Data shown
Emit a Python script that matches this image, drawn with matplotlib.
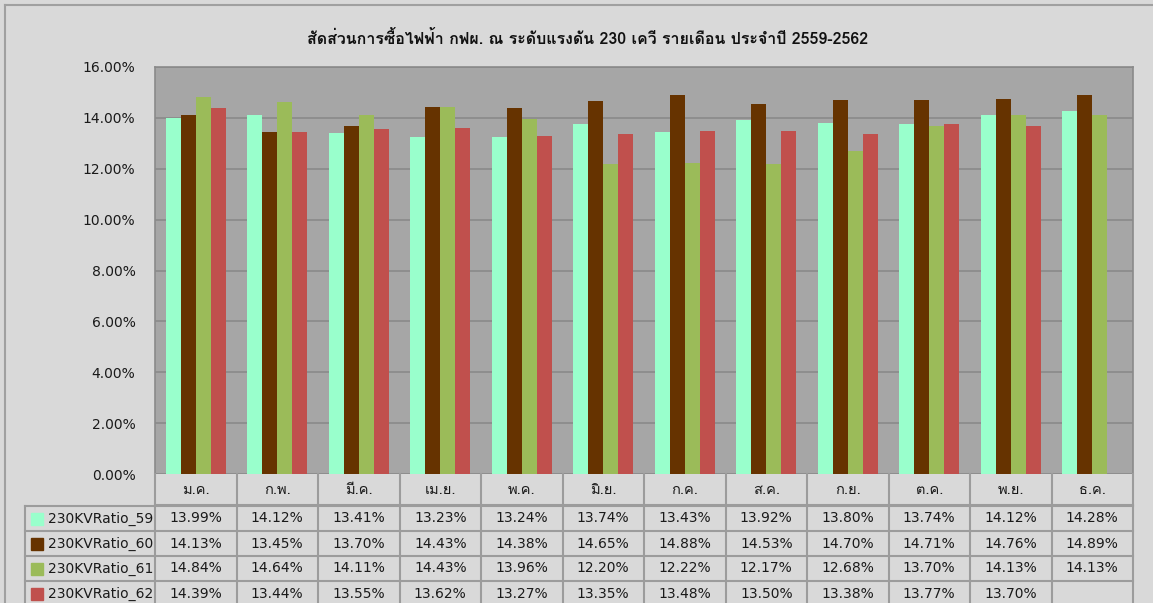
import numpy as np
import matplotlib
matplotlib.use('Agg')
import matplotlib.pyplot as plt
from matplotlib.patches import Rectangle
from matplotlib.lines import Line2D
from matplotlib.ticker import FuncFormatter
import matplotlib.transforms as mtransforms

title = "สัดส่วนการซื้อไฟฟ้า กฟผ. ณ ระดับแรงดัน 230 เควี รายเดือน ประจำปี 2559-2562"
months = ["ม.ค.", "ก.พ.", "มี.ค.", "เม.ย.", "พ.ค.", "มิ.ย.", "ก.ค.", "ส.ค.", "ก.ย.", "ต.ค.", "พ.ย.", "ธ.ค."]
series_names = ["230KVRatio_59", "230KVRatio_60", "230KVRatio_61", "230KVRatio_62"]
ratio_59 = [13.99, 14.12, 13.41, 13.23, 13.24, 13.74, 13.43, 13.92, 13.80, 13.74, 14.12, 14.28]
ratio_60 = [14.13, 13.45, 13.70, 14.43, 14.38, 14.65, 14.88, 14.53, 14.70, 14.71, 14.76, 14.89]
ratio_61 = [14.84, 14.64, 14.11, 14.43, 13.96, 12.20, 12.22, 12.17, 12.68, 13.70, 14.13, 14.13]
ratio_62 = [14.39, 13.44, 13.55, 13.62, 13.27, 13.35, 13.48, 13.50, 13.38, 13.77, 13.70, np.nan]
colors = ["#99FFCC", "#663300", "#9BBB59", "#C0504D"]
series = [ratio_59, ratio_60, ratio_61, ratio_62]

W, H = 1153, 603
fig = plt.figure(figsize=(W / 100, H / 100), dpi=100)
fig.patch.set_facecolor("#D9D9D9")

def fx(px):
    return px / W

def fy(py):
    return 1 - py / H

# chart border
fig.add_artist(Line2D([fx(5), fx(1153)], [fy(5), fy(5)], color="#A0A0A0", lw=1.5))
fig.add_artist(Line2D([fx(5), fx(5)], [fy(5), fy(603)], color="#A0A0A0", lw=1.5))

ax_l, ax_r, ax_t, ax_b = 155, 1133, 67, 474
ax = fig.add_axes([fx(ax_l), fy(ax_b), fx(ax_r - ax_l), fy(ax_t) - fy(ax_b)])
ax.set_facecolor("#A6A6A6")
x = np.arange(len(months))
bw = 0.184
for i, (vals, c) in enumerate(zip(series, colors)):
    ax.bar(x + (i - 1.5) * bw, np.array(vals) / 100, width=bw, color=c, zorder=3, linewidth=0)
ax.set_xlim(-0.5, len(months) - 0.5)
ax.set_ylim(0, 0.16)
ax.set_yticks(np.arange(0, 0.1601, 0.02))
ax.yaxis.set_major_formatter(FuncFormatter(lambda v, p: f"{v*100:.2f}%"))
ax.tick_params(axis='y', length=0, pad=14, labelsize=10, labelcolor="#1a1a1a")
ax.set_xticks([])
ax.grid(axis='y', color="#8A8A8A", lw=1.2, zorder=1)
for s in ax.spines.values():
    s.set_color("#8A8A8A")
    s.set_linewidth(1.2)
ax.spines['bottom'].set_visible(False)

fig.text(0.51, fy(38), title, ha='center', va='center', fontsize=11.5,
         fontweight='bold', family=['Loma', 'DejaVu Sans'], color="#111111")

# data table
tr = mtransforms.blended_transform_factory(ax.transData, fig.transFigure)
lc = "#9C9C9C"
row_tops = [506, 531, 556, 581, 606]
header_mid = 490
for k in range(len(months) + 1):
    fig.add_artist(Line2D([k - 0.5, k - 0.5], [fy(474), fy(603)], transform=tr, color=lc, lw=1.5))
for k, m in enumerate(months):
    fig.text(k, fy(header_mid), m, transform=tr, ha='center', va='center', fontsize=10.5,
             family=['Loma', 'DejaVu Sans'], color="#1a1a1a")
fig.add_artist(Line2D([fx(ax_l), fx(ax_r)], [fy(505), fy(505)], color=lc, lw=1.5))
for yy in row_tops[:4]:
    fig.add_artist(Line2D([fx(25), fx(ax_r)], [fy(yy), fy(yy)], color=lc, lw=1.5))
fig.add_artist(Line2D([fx(25), fx(25)], [fy(506), fy(603)], color=lc, lw=1.5))
for r, (name, vals, c) in enumerate(zip(series_names, series, colors)):
    ymid = (row_tops[r] + row_tops[r + 1]) / 2
    fig.add_artist(Rectangle((fx(31), fy(ymid + 6)), fx(12), fy(ymid - 6) - fy(ymid + 6), color=c))
    fig.text(fx(48), fy(ymid), name, ha='left', va='center', fontsize=10, color="#1a1a1a")
    for k, v in enumerate(vals):
        if np.isnan(v):
            continue
        fig.text(k, fy(ymid), f"{v:.2f}%", transform=tr, ha='center', va='center',
                 fontsize=10, color="#1a1a1a")

fig.savefig("out.png", dpi=100, facecolor=fig.get_facecolor())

Set task
Return the listing above word for word, with the pictures removed.

Exercise result
Emit a Python script that matches this image, drawn with matplotlib.
import numpy as np
import matplotlib
matplotlib.use('Agg')
import matplotlib.pyplot as plt
from matplotlib.patches import Rectangle
from matplotlib.lines import Line2D
from matplotlib.ticker import FuncFormatter
import matplotlib.transforms as mtransforms

title = "สัดส่วนการซื้อไฟฟ้า กฟผ. ณ ระดับแรงดัน 230 เควี รายเดือน ประจำปี 2559-2562"
months = ["ม.ค.", "ก.พ.", "มี.ค.", "เม.ย.", "พ.ค.", "มิ.ย.", "ก.ค.", "ส.ค.", "ก.ย.", "ต.ค.", "พ.ย.", "ธ.ค."]
series_names = ["230KVRatio_59", "230KVRatio_60", "230KVRatio_61", "230KVRatio_62"]
ratio_59 = [13.99, 14.12, 13.41, 13.23, 13.24, 13.74, 13.43, 13.92, 13.80, 13.74, 14.12, 14.28]
ratio_60 = [14.13, 13.45, 13.70, 14.43, 14.38, 14.65, 14.88, 14.53, 14.70, 14.71, 14.76, 14.89]
ratio_61 = [14.84, 14.64, 14.11, 14.43, 13.96, 12.20, 12.22, 12.17, 12.68, 13.70, 14.13, 14.13]
ratio_62 = [14.39, 13.44, 13.55, 13.62, 13.27, 13.35, 13.48, 13.50, 13.38, 13.77, 13.70, np.nan]
colors = ["#99FFCC", "#663300", "#9BBB59", "#C0504D"]
series = [ratio_59, ratio_60, ratio_61, ratio_62]

W, H = 1153, 603
fig = plt.figure(figsize=(W / 100, H / 100), dpi=100)
fig.patch.set_facecolor("#D9D9D9")

def fx(px):
    return px / W

def fy(py):
    return 1 - py / H

# chart border
fig.add_artist(Line2D([fx(5), fx(1153)], [fy(5), fy(5)], color="#A0A0A0", lw=1.5))
fig.add_artist(Line2D([fx(5), fx(5)], [fy(5), fy(603)], color="#A0A0A0", lw=1.5))

ax_l, ax_r, ax_t, ax_b = 155, 1133, 67, 474
ax = fig.add_axes([fx(ax_l), fy(ax_b), fx(ax_r - ax_l), fy(ax_t) - fy(ax_b)])
ax.set_facecolor("#A6A6A6")
x = np.arange(len(months))
bw = 0.184
for i, (vals, c) in enumerate(zip(series, colors)):
    ax.bar(x + (i - 1.5) * bw, np.array(vals) / 100, width=bw, color=c, zorder=3, linewidth=0)
ax.set_xlim(-0.5, len(months) - 0.5)
ax.set_ylim(0, 0.16)
ax.set_yticks(np.arange(0, 0.1601, 0.02))
ax.yaxis.set_major_formatter(FuncFormatter(lambda v, p: f"{v*100:.2f}%"))
ax.tick_params(axis='y', length=0, pad=14, labelsize=10, labelcolor="#1a1a1a")
ax.set_xticks([])
ax.grid(axis='y', color="#8A8A8A", lw=1.2, zorder=1)
for s in ax.spines.values():
    s.set_color("#8A8A8A")
    s.set_linewidth(1.2)
ax.spines['bottom'].set_visible(False)

fig.text(0.51, fy(38), title, ha='center', va='center', fontsize=11.5,
         fontweight='bold', family=['Loma', 'DejaVu Sans'], color="#111111")

# data table
tr = mtransforms.blended_transform_factory(ax.transData, fig.transFigure)
lc = "#9C9C9C"
row_tops = [506, 531, 556, 581, 606]
header_mid = 490
for k in range(len(months) + 1):
    fig.add_artist(Line2D([k - 0.5, k - 0.5], [fy(474), fy(603)], transform=tr, color=lc, lw=1.5))
for k, m in enumerate(months):
    fig.text(k, fy(header_mid), m, transform=tr, ha='center', va='center', fontsize=10.5,
             family=['Loma', 'DejaVu Sans'], color="#1a1a1a")
fig.add_artist(Line2D([fx(ax_l), fx(ax_r)], [fy(505), fy(505)], color=lc, lw=1.5))
for yy in row_tops[:4]:
    fig.add_artist(Line2D([fx(25), fx(ax_r)], [fy(yy), fy(yy)], color=lc, lw=1.5))
fig.add_artist(Line2D([fx(25), fx(25)], [fy(506), fy(603)], color=lc, lw=1.5))
for r, (name, vals, c) in enumerate(zip(series_names, series, colors)):
    ymid = (row_tops[r] + row_tops[r + 1]) / 2
    fig.add_artist(Rectangle((fx(31), fy(ymid + 6)), fx(12), fy(ymid - 6) - fy(ymid + 6), color=c))
    fig.text(fx(48), fy(ymid), name, ha='left', va='center', fontsize=10, color="#1a1a1a")
    for k, v in enumerate(vals):
        if np.isnan(v):
            continue
        fig.text(k, fy(ymid), f"{v:.2f}%", transform=tr, ha='center', va='center',
                 fontsize=10, color="#1a1a1a")

fig.savefig("out.png", dpi=100, facecolor=fig.get_facecolor())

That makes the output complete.